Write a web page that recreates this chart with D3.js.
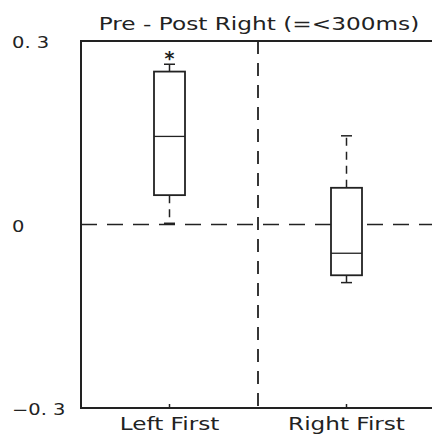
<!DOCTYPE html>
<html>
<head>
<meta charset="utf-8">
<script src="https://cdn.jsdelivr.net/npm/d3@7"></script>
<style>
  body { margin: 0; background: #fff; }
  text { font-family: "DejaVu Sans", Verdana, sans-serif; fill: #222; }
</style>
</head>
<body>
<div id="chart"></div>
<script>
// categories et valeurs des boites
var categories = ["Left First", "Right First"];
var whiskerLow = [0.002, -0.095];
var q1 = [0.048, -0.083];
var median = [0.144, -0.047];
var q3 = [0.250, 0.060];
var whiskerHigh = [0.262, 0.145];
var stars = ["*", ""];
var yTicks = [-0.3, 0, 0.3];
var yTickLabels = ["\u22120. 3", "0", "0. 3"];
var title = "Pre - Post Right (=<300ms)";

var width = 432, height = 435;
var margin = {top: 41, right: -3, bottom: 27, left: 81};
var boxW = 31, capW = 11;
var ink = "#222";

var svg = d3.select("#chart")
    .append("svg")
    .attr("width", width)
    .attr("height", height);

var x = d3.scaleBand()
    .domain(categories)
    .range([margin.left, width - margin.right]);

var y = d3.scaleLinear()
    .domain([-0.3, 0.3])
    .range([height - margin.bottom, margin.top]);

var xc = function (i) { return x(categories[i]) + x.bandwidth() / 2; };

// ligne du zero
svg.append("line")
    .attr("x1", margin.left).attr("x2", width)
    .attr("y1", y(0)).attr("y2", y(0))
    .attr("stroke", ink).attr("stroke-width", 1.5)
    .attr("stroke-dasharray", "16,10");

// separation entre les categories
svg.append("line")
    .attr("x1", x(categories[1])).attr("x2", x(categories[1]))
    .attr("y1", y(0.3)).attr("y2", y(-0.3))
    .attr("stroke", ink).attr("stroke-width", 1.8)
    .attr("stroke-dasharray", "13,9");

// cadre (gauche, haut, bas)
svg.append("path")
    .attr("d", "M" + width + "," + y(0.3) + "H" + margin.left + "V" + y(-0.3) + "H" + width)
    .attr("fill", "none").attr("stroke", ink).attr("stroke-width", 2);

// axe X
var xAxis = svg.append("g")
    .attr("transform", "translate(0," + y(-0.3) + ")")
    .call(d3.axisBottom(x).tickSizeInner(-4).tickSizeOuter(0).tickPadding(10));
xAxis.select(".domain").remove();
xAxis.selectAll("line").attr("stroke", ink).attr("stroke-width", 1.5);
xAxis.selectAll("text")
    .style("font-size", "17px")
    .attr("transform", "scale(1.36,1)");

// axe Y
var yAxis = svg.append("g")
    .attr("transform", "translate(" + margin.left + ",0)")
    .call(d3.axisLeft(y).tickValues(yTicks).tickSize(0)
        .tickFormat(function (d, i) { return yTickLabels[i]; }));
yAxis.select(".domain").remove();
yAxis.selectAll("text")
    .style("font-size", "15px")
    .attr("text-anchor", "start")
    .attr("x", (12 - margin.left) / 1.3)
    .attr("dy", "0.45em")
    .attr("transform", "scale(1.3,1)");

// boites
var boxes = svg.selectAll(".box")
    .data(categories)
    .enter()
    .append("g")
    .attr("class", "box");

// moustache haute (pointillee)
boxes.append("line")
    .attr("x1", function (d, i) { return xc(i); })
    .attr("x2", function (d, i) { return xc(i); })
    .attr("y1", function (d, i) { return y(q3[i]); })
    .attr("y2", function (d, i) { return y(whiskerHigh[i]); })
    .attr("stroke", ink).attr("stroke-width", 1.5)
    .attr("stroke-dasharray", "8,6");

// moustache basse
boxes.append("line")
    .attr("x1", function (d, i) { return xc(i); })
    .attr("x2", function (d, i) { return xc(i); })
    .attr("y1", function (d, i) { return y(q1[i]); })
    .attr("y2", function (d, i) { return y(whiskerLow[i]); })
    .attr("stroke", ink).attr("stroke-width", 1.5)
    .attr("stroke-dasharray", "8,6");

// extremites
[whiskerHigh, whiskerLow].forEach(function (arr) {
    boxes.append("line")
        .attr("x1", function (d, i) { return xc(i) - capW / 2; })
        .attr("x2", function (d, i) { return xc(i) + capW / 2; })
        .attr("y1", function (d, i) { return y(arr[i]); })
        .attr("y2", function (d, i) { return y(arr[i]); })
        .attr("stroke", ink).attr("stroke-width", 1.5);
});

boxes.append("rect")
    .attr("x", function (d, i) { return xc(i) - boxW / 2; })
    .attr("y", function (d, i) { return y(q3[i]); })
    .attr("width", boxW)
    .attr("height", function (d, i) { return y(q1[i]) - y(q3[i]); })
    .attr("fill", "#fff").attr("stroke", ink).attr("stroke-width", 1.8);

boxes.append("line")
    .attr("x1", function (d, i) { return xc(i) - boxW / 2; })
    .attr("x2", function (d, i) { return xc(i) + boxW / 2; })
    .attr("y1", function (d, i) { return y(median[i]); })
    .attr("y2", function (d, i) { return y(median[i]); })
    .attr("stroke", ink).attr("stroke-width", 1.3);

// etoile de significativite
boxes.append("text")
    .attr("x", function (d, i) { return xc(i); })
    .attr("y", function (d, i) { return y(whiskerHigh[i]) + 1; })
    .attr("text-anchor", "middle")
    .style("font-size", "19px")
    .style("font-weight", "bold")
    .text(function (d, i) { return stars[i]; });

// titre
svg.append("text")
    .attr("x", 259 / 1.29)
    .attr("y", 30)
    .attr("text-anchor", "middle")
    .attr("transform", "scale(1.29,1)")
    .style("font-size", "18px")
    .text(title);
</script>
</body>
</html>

Stated problem
Set the lines above down again, word for word, from the first through the one containing "- Post Right"; pictures excluded.

Correct result
Write a web page that recreates this chart with D3.js.
<!DOCTYPE html>
<html>
<head>
<meta charset="utf-8">
<script src="https://cdn.jsdelivr.net/npm/d3@7"></script>
<style>
  body { margin: 0; background: #fff; }
  text { font-family: "DejaVu Sans", Verdana, sans-serif; fill: #222; }
</style>
</head>
<body>
<div id="chart"></div>
<script>
// categories et valeurs des boites
var categories = ["Left First", "Right First"];
var whiskerLow = [0.002, -0.095];
var q1 = [0.048, -0.083];
var median = [0.144, -0.047];
var q3 = [0.250, 0.060];
var whiskerHigh = [0.262, 0.145];
var stars = ["*", ""];
var yTicks = [-0.3, 0, 0.3];
var yTickLabels = ["\u22120. 3", "0", "0. 3"];
var title = "Pre - Post Right (=<300ms)";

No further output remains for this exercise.